Vol. 66, No. 3 - Spring 2013

Seth Popick

Abstract

    As part of a broader corporate policy, corporations and tax planners should consider the tax implications of various executive compensation arrangements, especially at significant corporate events such as the point at which a corporation’s stock becomes publicly traded. In an effort to protect investors from excessive executive compensation, Congress sought to align payment and performance in 1993 by adopting Code section 162(m), which capped corporate deductions for non-performance-based compensation. Following the adoption of section 162(m) in 1993 by Public Law number 103-66 section 13211, which caps deductions for certain executive compensation packages at $1 million, the Treasury Department promulgated rules exempting compensation expenses of newly publicly held companies (transition rules) that are paid prior to defined events occurring after the company’s stock is initially publicly traded (transition period). The transition rules further permit the full deduction of some forms of stock-based compensation that are settled and deductible after the end of the transition period. These rules permit companies to take deductions for compensation expenses arising from "the exercise of a stock option or stock appreciation right, or the substantial vesting of restricted property" that meets the requirements set forth in the Regulations. While the Treasury Department mostly follows congressional intent to align pay and performance by creating two tiers of compensation deductions for full-value compensation and performance-based compensation, the Treasury Department’s favored treatment of restricted property under the transition rules does not fit the framework Congress provided.

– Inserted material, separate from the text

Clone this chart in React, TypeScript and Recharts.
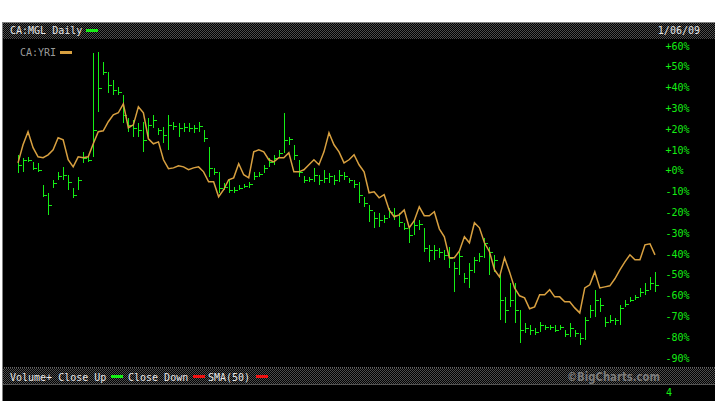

    Additionally, the Regulations are vague as to the treatment of restricted stock units (RSUs) as restricted property for this purpose. During summer 2011, the Treasury Department proposed a new regulation that clarifies the transition rules by explicitly separating RSUs—and phantom stock arrangements— from restricted property, thus not permitting a deduction of RSUs after the end of the transition period. If the Proposed Regulation is adopted, companies will continue to receive favorable treatment for restricted property, which includes other full-value grants such as restricted stock but not for RSUs.

    The Treasury Department’s Proposed Regulation fails to accomplish the policy goals for section 162(m), which are eliminating deductions for excessive executive compensation and aligning executive compensation with performance. Full-value grants—such as restricted stock and RSUs—provide value to the recipient equal to the fair market value of the underlying stock at the time of grant, meaning the value is not connected to performance because the value of the services provided by the recipient is not necessarily commensurate with the value received as a result of the grant. The Proposed Regulation focuses too narrowly on RSUs, a subset of full-value grants, rather than meeting the policy objectives of section 162(m) to align compensation and performance.

    The relevant background information for this argument is presented in Parts II and III and a discussion of examples of why the Proposed Regulation does not meet the policy objectives of section 162(m) is in Part IV. Specifically, Part II of this Comment provides an overview of the policy rationale supporting section 162(m) and introduces the transition rules and the Proposed Regulation. Part III provides an overview of the taxation of RSUs. Part IV describes the impact of the Proposed Regulation on the parties’ taxes and how the parties may avoid this impact. Part IV concludes by suggesting alternatives that the Treasury Department may pursue to realign restricted property and RSUs within the framework of "pay for performance."